Create ensemble scoring UDF.

create_ensemble_scoring_udf_with_contributions

def create_ensemble_scoring_udf_with_contributions(
models_bytes: list[bytes],
engineered_feature_cols: list[str],
schema: StructType,
quantile_points: list[tuple[float, float]] | None = None,
threshold: float | None = None)

Create ensemble scoring UDF with SHAP contributions.

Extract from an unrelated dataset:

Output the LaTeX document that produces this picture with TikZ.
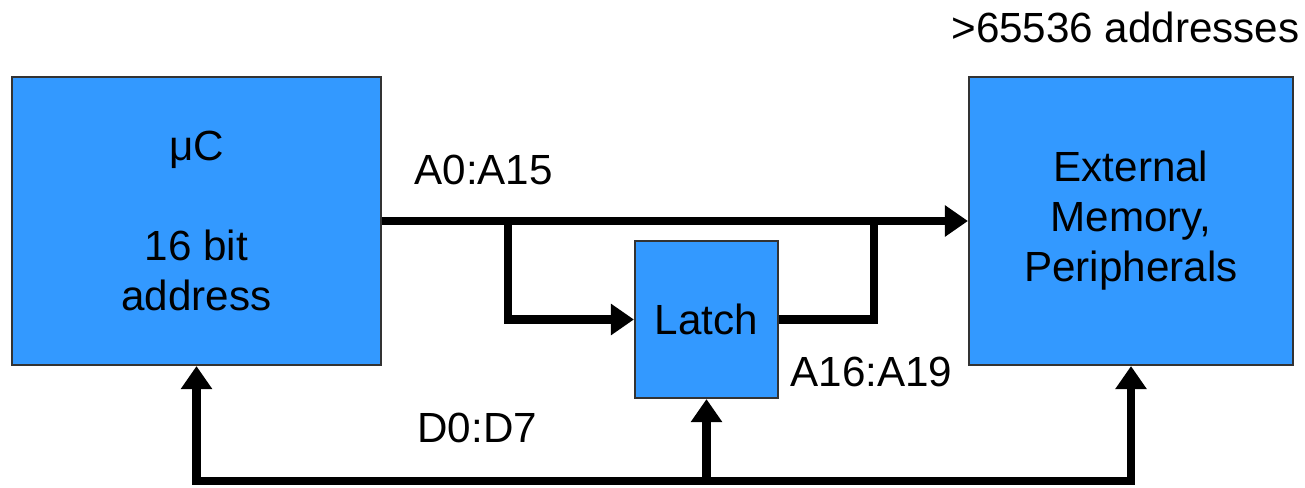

When quantile_points and threshold are provided, SHAP runs only for rows whose mean-score severity reaches the threshold; other rows get a null contributions map.

score_ensemble_models

def score_ensemble_models(model_uris: list[str],
df_filtered: DataFrame,
columns: list[str],
feature_metadata_json: str,
merge_columns: list[str],
enable_contributions: bool,
*,
model_record: AnomalyModelRecord,
quantile_points: list[tuple[float, float]]
| None = None,
threshold: float | None = None) -> DataFrame

Score DataFrame with multiple ensemble models and compute statistics.

The original row rides through feature engineering inside a struct column and is restored after scoring, so scores are attached in the same pass — no join back onto the caller's DataFrame.

score_ensemble_models_local

def score_ensemble_models_local(model_uris: list[str],
df_filtered: DataFrame,
columns: list[str],
feature_metadata_json: str,
merge_columns: list[str],
enable_contributions: bool,
*,
model_record: AnomalyModelRecord,
quantile_points: list[tuple[float, float]]
| None = None,
threshold: float | None = None) -> DataFrame

Score ensemble models locally on the driver.